Second order sliding mode control for a fan system based on MCU

• Main Authors: Kuo-Jheng Fan, 范國徵
• Other Authors: Huann-Keng Chiang
• Format: Others
• Language: zh-TW
• Published: 2015
• Online Access: http://ndltd.ncl.edu.tw/handle/02354872087911225743

碩士 === 國立雲林科技大學 === 電機工程系 === 103 === The Fan wind speed control system (FS) is a self-made experimental system that is designed to improve the efficiency of the air-condition system in buildings by control methods. According to Fan’s Law, a fan operating at 50% output wind volume requires only 12.5% of the power required at 100% output wind volume. In other words, under the condition of same air speed the system with air speed controller has better efficiency through improving the control ability. FS is a nonlinear system which has many uncertainties and interference around the system. In classical control, the linearized method is only suitable in a small operating region. The system cannot be controlled or out of control when the parameter variations and external disturbance makes the operating point out of the operating region.
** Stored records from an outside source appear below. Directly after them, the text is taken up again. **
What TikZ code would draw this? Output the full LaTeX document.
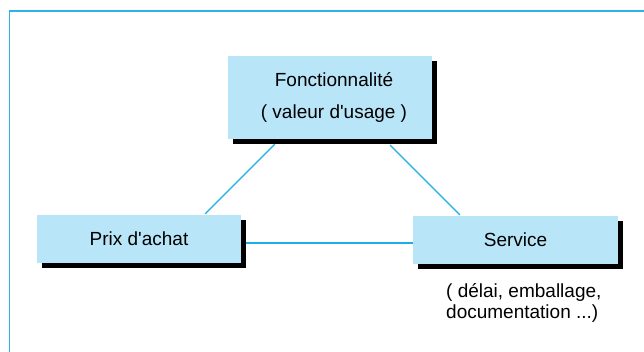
\documentclass[tikz,border=0pt]{standalone}
\usepackage{fontspec}
\setmainfont{Liberation Sans}
\usetikzlibrary{calc,shadows}
\definecolor{boxfill}{HTML}{B9E5F8}
\definecolor{linkcol}{HTML}{1BAEE8}
\definecolor{framecol}{HTML}{2FB0E6}
\tikzset{
  card/.style={fill=boxfill, inner sep=0pt, align=center,
    font=\fontsize{19}{29}\selectfont,
    general shadow={fill=black, shadow xshift=5pt, shadow yshift=-5pt}},
  link/.style={draw=linkcol, line width=1.3pt},
}
\begin{document}
\begin{tikzpicture}[x=1pt,y=-1pt]
\useasboundingbox (0,0) rectangle (644,352);
\draw[framecol, line width=1.5pt] (9.5,352) -- (9.5,11) -- (644,11);

\node[card, minimum width=204pt, minimum height=83pt] (fonc) at (330,97.5)
  {\hspace*{8pt}Fonctionnalité\\[3pt]\hspace*{8pt}( valeur d\textquotesingle usage )};
\node[card, minimum width=204pt, minimum height=48pt] (prix) at (139,239) {Prix d\textquotesingle achat};
\node[card, minimum width=205pt, minimum height=48pt] (serv) at (515.5,240) {Service};
\node[anchor=north west, inner sep=0pt, align=left,
  font=\fontsize{19}{21}\selectfont] (note) at (446,283)
  {( délai, emballage,\\documentation ...)};

\coordinate (a1) at ($(fonc.south west)+(47,5)$);
\coordinate (a2) at ($(prix.north east)+(-36,-1)$);
\coordinate (b1) at ($(fonc.south east)+(-42,6)$);
\coordinate (b2) at ($(serv.north west)+(47,-1)$);
\coordinate (c1) at ($(prix.east)+(5,4)$);
\draw[link] (a1) -- (a2);
\draw[link] (b1) -- (b2);
\draw[link] (c1) -- (c1 -| serv.west);
\end{tikzpicture}
\end{document}
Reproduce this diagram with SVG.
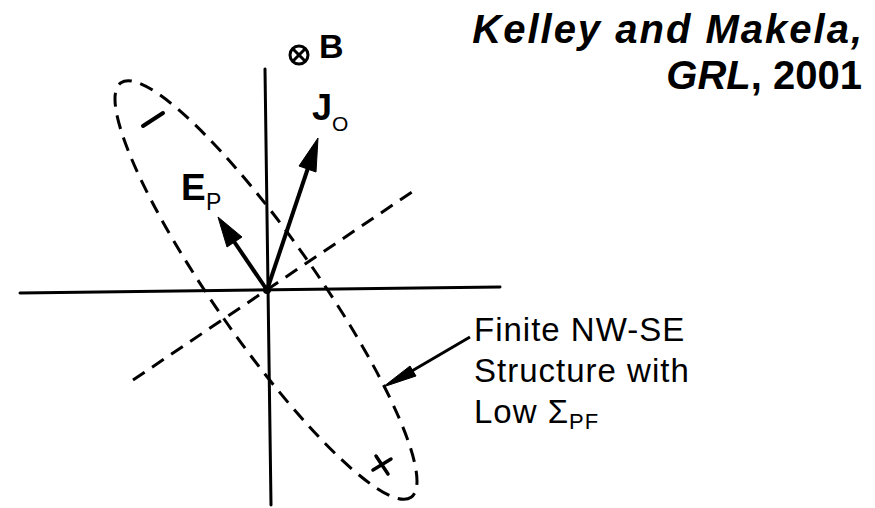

Therefore, we use the several nonlinear control algorithms to reduce interference of the uncertainty on microchip controller dsPIC30F4011. The component of external disturbance simulates the situation of tube blocking in the actual system. The second-order sliding mode control (SOSMC) overcomes the serious chattering phenomenon in conventional sliding mode control method and has good anti-uncertainty ability. In this thesis, we selected three SOSMC algorithms for wind speed control of FS. They are (i)Lyapunov based SOSMC algorithm, (ii)Sub-optimal Algorithm, and (iii)Drift Algorithm. The Lyapunov-based SOSMC guaranteed the stability by the Lyapunov second theorem. Sub-optimal SOSMC and drift SOSMC choose different control laws in phase plane which have different convergent trajectories. Both algorithms have good convergence property in the system parameters unknown if the upper boundary is suitable chosen.